» Dataset excerpt
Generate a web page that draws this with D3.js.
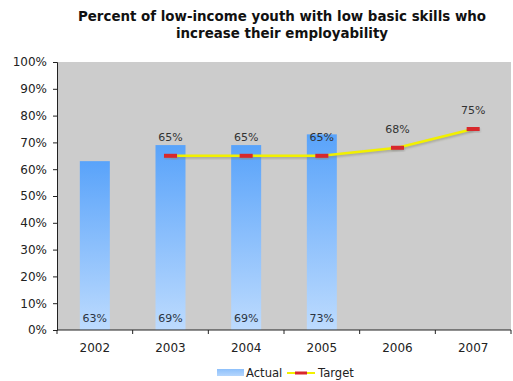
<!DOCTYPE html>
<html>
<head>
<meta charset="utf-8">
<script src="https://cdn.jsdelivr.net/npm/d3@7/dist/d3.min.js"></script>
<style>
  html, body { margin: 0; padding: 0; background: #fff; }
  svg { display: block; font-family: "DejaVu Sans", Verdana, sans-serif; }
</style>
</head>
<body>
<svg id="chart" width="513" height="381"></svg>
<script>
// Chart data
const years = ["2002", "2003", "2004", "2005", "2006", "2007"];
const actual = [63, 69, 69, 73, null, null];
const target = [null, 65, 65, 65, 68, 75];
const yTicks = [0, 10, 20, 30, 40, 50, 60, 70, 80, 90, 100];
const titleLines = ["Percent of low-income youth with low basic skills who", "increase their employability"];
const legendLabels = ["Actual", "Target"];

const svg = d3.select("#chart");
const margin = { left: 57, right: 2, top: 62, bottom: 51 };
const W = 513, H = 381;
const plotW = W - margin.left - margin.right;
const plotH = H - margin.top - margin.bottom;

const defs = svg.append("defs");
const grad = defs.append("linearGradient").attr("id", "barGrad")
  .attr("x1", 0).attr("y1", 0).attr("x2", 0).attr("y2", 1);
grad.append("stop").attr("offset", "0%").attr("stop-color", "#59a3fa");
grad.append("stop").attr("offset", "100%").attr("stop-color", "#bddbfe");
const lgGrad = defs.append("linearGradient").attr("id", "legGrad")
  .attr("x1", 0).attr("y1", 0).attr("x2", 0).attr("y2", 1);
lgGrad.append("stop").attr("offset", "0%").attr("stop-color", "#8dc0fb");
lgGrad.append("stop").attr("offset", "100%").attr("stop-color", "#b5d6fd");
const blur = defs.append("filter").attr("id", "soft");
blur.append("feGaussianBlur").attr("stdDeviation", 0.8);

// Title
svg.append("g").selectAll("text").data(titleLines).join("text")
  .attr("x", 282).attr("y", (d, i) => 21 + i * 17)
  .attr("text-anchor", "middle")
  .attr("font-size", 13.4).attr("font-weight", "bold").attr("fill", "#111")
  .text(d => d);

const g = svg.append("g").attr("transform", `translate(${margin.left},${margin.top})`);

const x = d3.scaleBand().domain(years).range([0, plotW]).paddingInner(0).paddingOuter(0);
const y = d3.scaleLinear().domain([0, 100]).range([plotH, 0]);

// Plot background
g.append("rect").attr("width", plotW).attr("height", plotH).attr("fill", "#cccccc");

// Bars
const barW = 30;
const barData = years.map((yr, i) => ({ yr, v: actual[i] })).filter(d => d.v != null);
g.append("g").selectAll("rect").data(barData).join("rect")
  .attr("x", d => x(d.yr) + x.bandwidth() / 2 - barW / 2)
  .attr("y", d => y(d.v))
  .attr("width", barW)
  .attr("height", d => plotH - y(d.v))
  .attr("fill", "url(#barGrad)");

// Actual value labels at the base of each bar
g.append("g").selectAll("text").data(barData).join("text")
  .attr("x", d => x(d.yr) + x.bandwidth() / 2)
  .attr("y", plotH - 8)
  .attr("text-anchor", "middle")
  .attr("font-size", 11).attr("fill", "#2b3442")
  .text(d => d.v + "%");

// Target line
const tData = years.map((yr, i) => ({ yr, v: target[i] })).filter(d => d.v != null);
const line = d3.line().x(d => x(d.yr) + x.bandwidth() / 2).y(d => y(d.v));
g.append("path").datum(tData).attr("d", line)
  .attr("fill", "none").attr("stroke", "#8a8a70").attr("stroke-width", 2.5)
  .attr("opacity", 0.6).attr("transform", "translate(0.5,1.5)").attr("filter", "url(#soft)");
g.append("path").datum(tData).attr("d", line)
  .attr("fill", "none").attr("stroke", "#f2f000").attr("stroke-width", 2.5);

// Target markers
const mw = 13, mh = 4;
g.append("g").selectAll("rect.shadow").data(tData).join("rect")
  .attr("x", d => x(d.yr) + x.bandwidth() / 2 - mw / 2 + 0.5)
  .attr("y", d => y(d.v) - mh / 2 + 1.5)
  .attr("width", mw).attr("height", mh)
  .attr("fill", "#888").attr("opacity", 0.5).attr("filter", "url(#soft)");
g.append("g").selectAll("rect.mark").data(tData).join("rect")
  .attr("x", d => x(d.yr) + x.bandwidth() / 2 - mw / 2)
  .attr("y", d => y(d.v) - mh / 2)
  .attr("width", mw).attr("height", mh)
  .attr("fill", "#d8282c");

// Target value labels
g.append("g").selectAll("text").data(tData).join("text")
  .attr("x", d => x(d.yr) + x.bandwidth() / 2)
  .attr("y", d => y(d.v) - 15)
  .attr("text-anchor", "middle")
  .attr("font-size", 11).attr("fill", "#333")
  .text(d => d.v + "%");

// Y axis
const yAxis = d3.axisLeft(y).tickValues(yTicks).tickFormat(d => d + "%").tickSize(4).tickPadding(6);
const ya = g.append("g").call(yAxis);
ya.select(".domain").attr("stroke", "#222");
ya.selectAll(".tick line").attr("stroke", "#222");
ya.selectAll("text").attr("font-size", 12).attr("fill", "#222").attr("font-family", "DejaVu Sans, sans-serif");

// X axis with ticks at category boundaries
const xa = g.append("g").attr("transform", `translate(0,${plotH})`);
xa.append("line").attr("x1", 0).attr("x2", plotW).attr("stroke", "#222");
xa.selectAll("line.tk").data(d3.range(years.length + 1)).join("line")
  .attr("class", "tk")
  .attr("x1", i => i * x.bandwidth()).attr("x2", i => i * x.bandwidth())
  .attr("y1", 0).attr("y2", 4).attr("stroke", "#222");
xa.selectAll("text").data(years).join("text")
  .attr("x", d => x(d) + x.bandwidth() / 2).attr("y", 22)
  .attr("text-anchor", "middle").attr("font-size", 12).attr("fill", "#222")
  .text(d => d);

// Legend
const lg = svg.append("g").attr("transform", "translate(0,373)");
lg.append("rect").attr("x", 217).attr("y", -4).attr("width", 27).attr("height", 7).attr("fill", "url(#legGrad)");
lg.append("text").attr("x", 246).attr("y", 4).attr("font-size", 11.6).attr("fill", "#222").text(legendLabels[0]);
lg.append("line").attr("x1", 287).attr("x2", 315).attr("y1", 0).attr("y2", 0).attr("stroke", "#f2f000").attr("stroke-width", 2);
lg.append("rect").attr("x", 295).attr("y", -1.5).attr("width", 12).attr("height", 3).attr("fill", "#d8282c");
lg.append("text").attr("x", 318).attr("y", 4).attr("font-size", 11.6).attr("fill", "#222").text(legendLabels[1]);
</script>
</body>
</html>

» Objective
Gather each line in the data that holds the string "with".

» Written answer
Generate a web page that draws this with D3.js.
const titleLines = ["Percent of low-income youth with low basic skills who", "increase their employability"];
// X axis with ticks at category boundaries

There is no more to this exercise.